Continuing further south, six homes are scattered on either side of our road that contain full-time residents and several dogs. Only one house owned by an older lady is dogless, while three of other five have two dogs each and the other two have one dog. For some reason, our neighborhood is devoid of cute, little fuzzy dogs, tending instead to oversize monsters with exaggerated canines. All except one, that is. Here she is, my lady-friend pooch named Bailey, carrying a turkey feather that she found along the roadside during our morning amble.

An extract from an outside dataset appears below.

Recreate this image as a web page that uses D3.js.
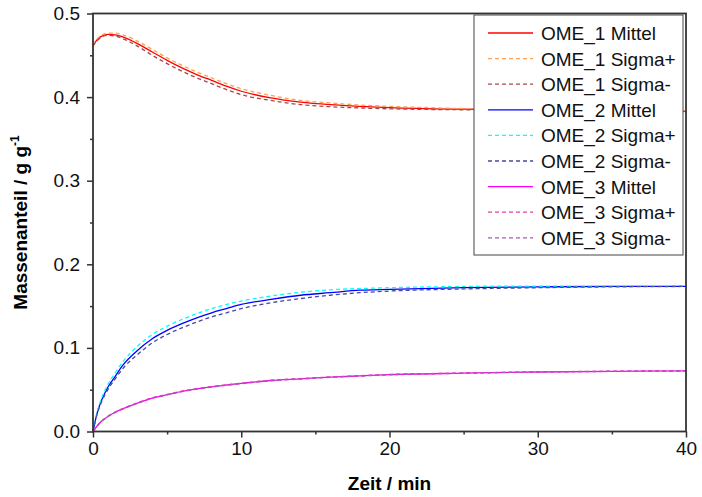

Bailey is the only friendly dog in our neighborhood. The others are all large black dogs including two Great Danes and two other large black dogs of no particular pedigree. One of the large black dogs named “Blackie” acts as though he wants to eat me every morning what with his barking and running toward me with teeth barred and his hackles up. Fortunately, he is chained and I enjoy watching him get to the end at full speed. He never learns. “Zoie,” the other mean black dog, also acts out the biting scenario toward me but so far his owners have called him on it as I pass by. “Zoie’s” predecessor at the same house nipped me in the leg last summer before his owners sent him away. I think he gave instructions to Zoie before he left.

So, there you have it. My neighborhood seems a little less colorful today than during the former days of Bertha with the behemoths and Bill with the bike. In fact, you could say things have gone to the dogs.